Nesbits Geschichten sind in vieler Hinsicht konventionell – Motive wie Erzählstandpunkt oder auch der männliche Erzähler. Aber sie haben auch ein gehöriges emotional-symbolisches Potential, so dass man sie als Brücken zu einer neuen, eher psychologisch getönten Geisterliteratur, etwa zu den Erzählungen einer May Sinclair (1863-1946), sehen kann, wie ja Nesbits Werk insgesamt eine Brücke zwischen Viktorianismus und Moderne darstellt.

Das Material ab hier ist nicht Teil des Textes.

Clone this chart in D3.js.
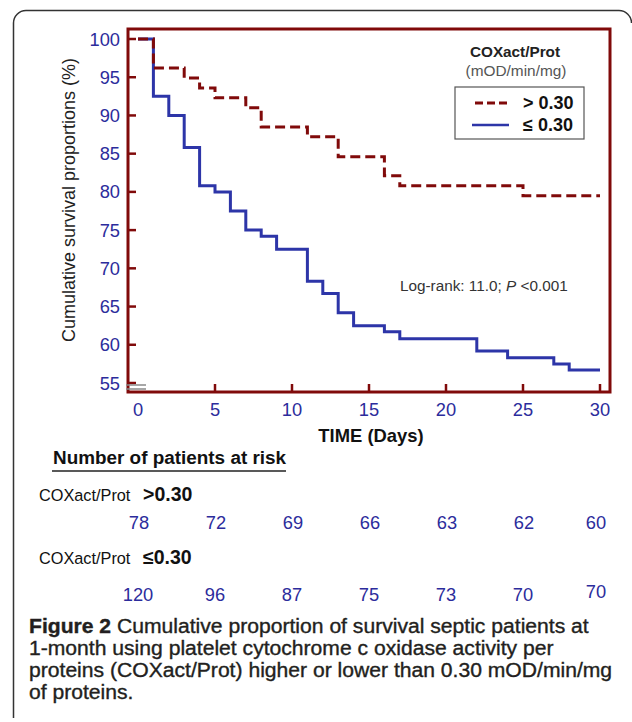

Ein Beitrag von Prof. Elmar Schenkel
Literaturhinweise:
Nesbit, Edith: Wings and the Child, or, The Building of Magic Cities. London 1913.
Nesbit, Edith: The Power of Darkness. Tales of Terror. Ed. David Stuart Davies. Ware 2006.
Nesbit, Edith: Long Ago When I Was Young. New York 1987.
Briggs, Julia: A Woman of Passion. The Life of E. Nesbit 1858-1924. London 1987.
Coward, Noël: The Letters of Noël Coward. Ed. Barry Day. New Yor 2009.
Dickerson, Vanessa D.: Victorian Ghosts in the Noontide. Columbia/Missouri: University of Missouri Press 1996.
[1] Nesbits Geschichte hat als Vorlage den Ort Brenzett in den Romney Marshes/Kent, der Gegend, in der auch sie lebte. Im Jahre 2012 suchten Nesbitleser diesen Ort auf und machten dabei folgende Erfahrung: „When we first visited Brenzett the church was locked. We returned a couple of days later to find it opened for cleaning/flower arranging. This was being carried out by a Mrs Dorman, who was pleased to tell us that she shared a name with the housekeeper of the story. Or maybe she was just another of Edith Nesbit’s ghosts sent to allow us to disturb the slumbers of the sleeping knights, who, at first sight were safely lying on their marble bed. But I would not wish to return on All Saints‘ Eve.”